Can anyone explain to me how to calculate station and offset on a curve.
I'm building an excel calculator to convert my raw coordinate data.
In actuality, I know how to find the station, Although I am uncertain how to calculate the off set on the curve.
I understand on a straight line, the offset simply is 90 degrees from the station alignment. On a curve, would the offset align with the radius point and the point of the original alignment?
Thanks.
On a curve, would the offset align with the radius point and the point of the original alignment?
>
Yes
It would also probably equal the deflection angle plus or minus 90°
> It would also probably equal the deflection angle plus or minus 90°
You know better than that.
Think about it. B-)
> > It would also probably equal the deflection angle plus or minus 90°
>
> You know better than that.
>
> Think about it. B-)
I.B Thinkin , what am I missing?
> > > It would also probably equal the deflection angle plus or minus 90°
> >
> > You know better than that.
> >
> > Think about it. B-)
>
> I.B Thinkin , what am I missing?
From the PC to a station is the Deflection angle for that station, plus at that station the deflection angle again ± 90°.
Upon reflection, it may be in the way we each picture the problem.B-)
Yes sir. I was thinking if you had a deflection of 12°..
0°+12°+90°=102° to get to the outside. If you flopped, turned, whatever the 180° to get to the inside you have °282. 90°-12°-360°= 282°
Sometimes I miss the good old days:-(
I wish I had a company that would pay for software that could calculate this for me.
Well its good to know how to do it too I guess.
So how do you find the deflection angle? I do have all the curve data (PC PT coordinates and station, delta, direction, L, E)
Length of curve divided by the radius times 200 equals the deflection in degrees, minutes and seconds to any point on curve if you are at PC back-sighting rear tangent and adding 180 degrees for curve to the right. If to the left, subtract from 180 degrees.
If you have coordinates, inverse PC to RP and RP to the point.

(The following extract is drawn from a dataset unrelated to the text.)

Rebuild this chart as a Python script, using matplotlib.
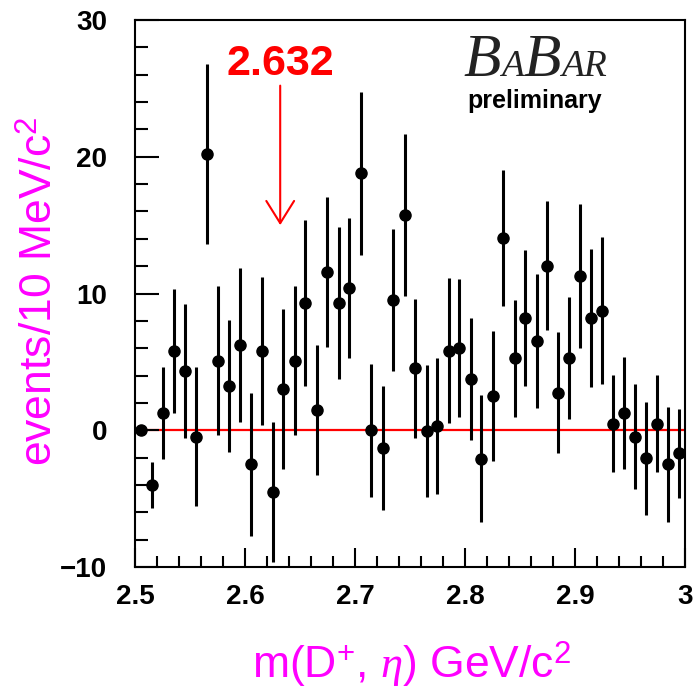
import numpy as np
import matplotlib
matplotlib.use("Agg")
import matplotlib.pyplot as plt
from matplotlib.offsetbox import TextArea, HPacker, VPacker, AnnotationBbox

plt.rcParams['font.family'] = ['Liberation Sans', 'DejaVu Sans']
plt.rcParams['mathtext.fontset'] = 'custom'
plt.rcParams['mathtext.rm'] = 'Liberation Sans'
plt.rcParams['mathtext.it'] = 'Liberation Serif:italic'

# bin centres, m(D+, eta) in GeV/c^2 (10 MeV bins)
mass = [2.505, 2.515, 2.525, 2.535, 2.545, 2.555, 2.565, 2.575, 2.585, 2.595,
        2.605, 2.615, 2.625, 2.635, 2.645, 2.655, 2.665, 2.675, 2.685, 2.695,
        2.705, 2.715, 2.725, 2.735, 2.745, 2.755, 2.765, 2.775, 2.785, 2.795,
        2.805, 2.815, 2.825, 2.835, 2.845, 2.855, 2.865, 2.875, 2.885, 2.895,
        2.905, 2.915, 2.925, 2.935, 2.945, 2.955, 2.965, 2.975, 2.985, 2.995]

# events per bin (background subtracted) and their errors
events = [0.0, -4.0, 1.25, 5.8, 4.3, -0.46, 20.2, 5.08, 3.25, 6.23,
          -2.5, 5.8, -4.5, 3.0, 5.08, 9.3, 1.47, 11.56, 9.3, 10.4,
          18.8, 0.0, -1.3, 9.5, 15.76, 4.52, -0.05, 0.3, 5.8, 6.0,
          3.74, -2.08, 2.5, 14.05, 5.26, 8.2, 6.55, 12.04, 2.76, 5.26,
          11.3, 8.2, 8.75, 0.49, 1.25, -0.46, -2.05, 0.49, -2.5, -1.69]
errors = [0.0, 1.65, 3.36, 4.55, 4.9, 5.1, 6.6, 5.45, 4.84, 5.6,
          5.25, 5.4, 5.13, 5.87, 5.45, 6.05, 4.73, 5.5, 5.55, 5.1,
          5.95, 4.85, 4.55, 5.2, 5.94, 5.1, 4.85, 4.95, 5.3, 5.05,
          4.45, 4.64, 4.74, 5.0, 4.28, 4.95, 4.9, 4.7, 4.46, 4.46,
          5.25, 5.03, 5.37, 3.54, 4.12, 3.84, 4.12, 3.54, 4.19, 3.26]

peak_mass = 2.632
peak_label = "2.632"

fig = plt.figure(figsize=(6.95, 6.88), dpi=100)
ax = fig.add_axes([135/695, 1 - 567/688, 550/695, 547/688])

ax.axhline(0, color='#ff0000', linewidth=1.6, zorder=1)
ax.errorbar(mass, events, yerr=errors, fmt='o', color='black',
            markersize=8, elinewidth=2.2, capsize=0, zorder=3)

ax.set_xlim(2.5, 3.0)
ax.set_ylim(-10, 30)
ax.set_xticks([2.5, 2.6, 2.7, 2.8, 2.9, 3.0])
ax.set_xticklabels(['2.5', '2.6', '2.7', '2.8', '2.9', '3'])
ax.set_xticks(np.arange(2.5, 3.001, 0.02), minor=True)
ax.set_yticks([-10, 0, 10, 20, 30])
ax.set_yticklabels(['\u221210', '0', '10', '20', '30'])
ax.set_yticks(np.arange(-10, 30.1, 2), minor=True)

ax.tick_params(which='both', direction='in', top=False, right=False,
               width=1.5, labelsize=20)
ax.tick_params(axis='y', which='major', length=17, pad=20)
ax.tick_params(axis='y', which='minor', length=9)
ax.tick_params(axis='x', which='major', length=14, pad=12)
ax.tick_params(axis='x', which='minor', length=8)
for lab in ax.get_xticklabels() + ax.get_yticklabels():
    lab.set_fontweight('bold')
for sp in ax.spines.values():
    sp.set_linewidth(1.5)

# signal position arrow
ax.annotate('', xy=(peak_mass, 15.0), xytext=(peak_mass, 25.2),
            arrowprops=dict(arrowstyle='->,head_length=0.8,head_width=0.5',
                            color='#ff0000', linewidth=1.5, mutation_scale=20,
                            shrinkA=0, shrinkB=0))
ax.text(peak_mass, 25.95, peak_label, color='#ff0000', fontsize=31,
        fontweight='bold', ha='center', va='baseline')

# BABAR logo
big = dict(fontsize=44, family='Liberation Serif', style='italic', color='#222222')
small = dict(fontsize=27, family='Liberation Serif', style='italic', color='#222222')
logo = HPacker(children=[TextArea('B', textprops=big), TextArea('A', textprops=small),
                         TextArea('B', textprops=big), TextArea('AR', textprops=small)],
               align='baseline', pad=0, sep=0)
prelim = TextArea('preliminary', textprops=dict(fontsize=18, fontweight='bold', color='black'))
box = VPacker(children=[logo, prelim], align='center', pad=0, sep=0)
ab = AnnotationBbox(box, (535, 688 - 113), xycoords='figure pixels',
                    box_alignment=(0.5, 0), frameon=False)
fig.add_artist(ab)

# axis titles
fig.text(52/695, 1 - 291.5/688, 'events/10 MeV/c$^{2}$', color='#ff00ff',
         fontsize=32, rotation=90, ha='center', va='baseline',
         rotation_mode='anchor')
fig.text(412/695, 1 - 678/688, 'm(D$^{+}$, $\\eta$) GeV/c$^{2}$', color='#ff00ff',
         fontsize=32, ha='center', va='baseline')

fig.savefig('out.png', dpi=100)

The distance RP to point minus the radius is your offset. The angle PC-RP-Point is the delta for figuring the station.
This isn't exactly what you're looking for, but might be useful. It calculates the curve formulas from any reasonable combination of parameters.

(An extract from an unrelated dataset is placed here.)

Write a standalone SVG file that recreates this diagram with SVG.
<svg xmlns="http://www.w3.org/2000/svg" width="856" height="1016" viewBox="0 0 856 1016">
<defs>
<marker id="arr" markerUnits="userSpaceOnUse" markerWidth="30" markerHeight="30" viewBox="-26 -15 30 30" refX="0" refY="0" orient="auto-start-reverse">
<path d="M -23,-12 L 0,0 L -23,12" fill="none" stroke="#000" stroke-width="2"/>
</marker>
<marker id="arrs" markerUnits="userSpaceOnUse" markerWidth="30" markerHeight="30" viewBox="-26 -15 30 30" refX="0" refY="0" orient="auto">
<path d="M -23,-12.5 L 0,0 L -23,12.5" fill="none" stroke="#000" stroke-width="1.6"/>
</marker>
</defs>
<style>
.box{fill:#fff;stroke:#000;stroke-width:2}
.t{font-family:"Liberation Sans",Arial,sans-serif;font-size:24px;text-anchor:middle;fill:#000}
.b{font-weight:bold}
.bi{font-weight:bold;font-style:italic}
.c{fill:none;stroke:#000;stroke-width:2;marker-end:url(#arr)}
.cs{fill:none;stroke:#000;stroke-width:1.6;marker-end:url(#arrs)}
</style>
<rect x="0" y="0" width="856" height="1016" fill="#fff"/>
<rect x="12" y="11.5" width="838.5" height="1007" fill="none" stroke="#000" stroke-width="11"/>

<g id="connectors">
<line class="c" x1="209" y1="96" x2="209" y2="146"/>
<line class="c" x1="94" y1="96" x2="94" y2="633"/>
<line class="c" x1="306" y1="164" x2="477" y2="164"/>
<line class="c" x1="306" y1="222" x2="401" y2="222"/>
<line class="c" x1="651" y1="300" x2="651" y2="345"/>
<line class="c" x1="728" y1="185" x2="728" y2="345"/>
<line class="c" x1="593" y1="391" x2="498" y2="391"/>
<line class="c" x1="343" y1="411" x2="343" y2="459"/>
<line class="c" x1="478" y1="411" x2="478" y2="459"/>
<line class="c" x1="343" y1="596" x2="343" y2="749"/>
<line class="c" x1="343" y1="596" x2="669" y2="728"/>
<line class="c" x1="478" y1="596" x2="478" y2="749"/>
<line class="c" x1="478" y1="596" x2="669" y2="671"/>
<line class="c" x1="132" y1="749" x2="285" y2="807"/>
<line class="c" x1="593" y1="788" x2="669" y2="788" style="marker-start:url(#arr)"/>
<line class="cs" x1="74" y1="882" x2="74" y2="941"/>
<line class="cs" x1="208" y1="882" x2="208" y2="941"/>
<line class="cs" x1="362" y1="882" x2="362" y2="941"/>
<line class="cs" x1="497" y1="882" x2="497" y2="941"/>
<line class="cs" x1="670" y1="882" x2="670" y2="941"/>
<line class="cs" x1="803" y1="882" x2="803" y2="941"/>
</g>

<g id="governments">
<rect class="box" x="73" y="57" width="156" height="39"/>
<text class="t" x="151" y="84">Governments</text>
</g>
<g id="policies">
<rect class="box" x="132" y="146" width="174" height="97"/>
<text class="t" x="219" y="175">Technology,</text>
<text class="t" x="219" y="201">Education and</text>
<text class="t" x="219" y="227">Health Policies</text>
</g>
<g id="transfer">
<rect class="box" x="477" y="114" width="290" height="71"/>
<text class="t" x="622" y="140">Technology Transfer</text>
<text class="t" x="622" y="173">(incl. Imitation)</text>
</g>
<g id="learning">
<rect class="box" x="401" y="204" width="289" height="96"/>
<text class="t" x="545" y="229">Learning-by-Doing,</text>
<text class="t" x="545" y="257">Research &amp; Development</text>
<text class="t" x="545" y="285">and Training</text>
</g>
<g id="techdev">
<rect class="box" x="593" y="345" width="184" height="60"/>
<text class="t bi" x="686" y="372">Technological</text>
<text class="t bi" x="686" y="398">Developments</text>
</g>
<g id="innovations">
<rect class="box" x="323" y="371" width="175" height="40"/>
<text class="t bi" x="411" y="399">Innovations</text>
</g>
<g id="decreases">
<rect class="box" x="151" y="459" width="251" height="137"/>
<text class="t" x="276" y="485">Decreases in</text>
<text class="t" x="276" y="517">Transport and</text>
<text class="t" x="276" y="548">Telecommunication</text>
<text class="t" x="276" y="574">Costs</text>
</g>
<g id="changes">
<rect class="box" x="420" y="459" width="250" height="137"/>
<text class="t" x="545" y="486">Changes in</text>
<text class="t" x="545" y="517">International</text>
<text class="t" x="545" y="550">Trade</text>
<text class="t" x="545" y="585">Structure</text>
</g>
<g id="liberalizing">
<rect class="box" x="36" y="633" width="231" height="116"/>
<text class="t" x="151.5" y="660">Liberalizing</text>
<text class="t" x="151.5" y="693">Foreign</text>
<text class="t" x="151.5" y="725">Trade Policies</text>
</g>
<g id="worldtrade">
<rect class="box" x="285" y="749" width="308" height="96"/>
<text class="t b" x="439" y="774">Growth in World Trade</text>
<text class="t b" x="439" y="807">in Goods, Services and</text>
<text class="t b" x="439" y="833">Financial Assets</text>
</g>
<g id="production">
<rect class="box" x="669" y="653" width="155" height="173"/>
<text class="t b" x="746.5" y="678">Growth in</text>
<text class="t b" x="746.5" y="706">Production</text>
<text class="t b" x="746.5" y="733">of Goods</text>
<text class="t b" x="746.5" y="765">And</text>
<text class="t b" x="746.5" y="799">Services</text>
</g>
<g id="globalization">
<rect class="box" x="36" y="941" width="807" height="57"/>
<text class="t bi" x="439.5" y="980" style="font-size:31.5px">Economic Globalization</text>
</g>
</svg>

https://dl.dropboxusercontent.com/u/25124076/CurveCalc.exe
There's no warranty, so check it with known examples before relying on it.
> So how do you find the deflection angle? I do have all the curve data (PC PT coordinates and station, delta, direction, L, E)
Degree of Curve divided by 0.3 = factor to use to obtain deflection for any length of arc on center line.
i.e. 1° Curve/.3 = .30 factor. ---- 50’ L x.30 = 15’ deflection angle --- 100’ L x .30 = 30’ deflection angle
2° Curve/.3 = .60 factor ---- 50’ L x .60 = 30’ deflection angle ---- 100’ L x .60 = 1° deflection angle
Chords on both the inner and outer offsets to match the center line stations can be calculated using:
2RxSin½ Delta (the deflection angle), and if feasible, then the offsets can be staked using the same deflection angles as used staking the center line from the P.C.
Been a long time, but if I remember correctly, occupying each center line station and setting the station deflection angle on the plates (the correct side of zero of course) and back sighting the P.C., then adding 90° to the occupied station deflection will be to the outer offset line. Just flop the scope to get the inner offset line point. This should be radial to the curve.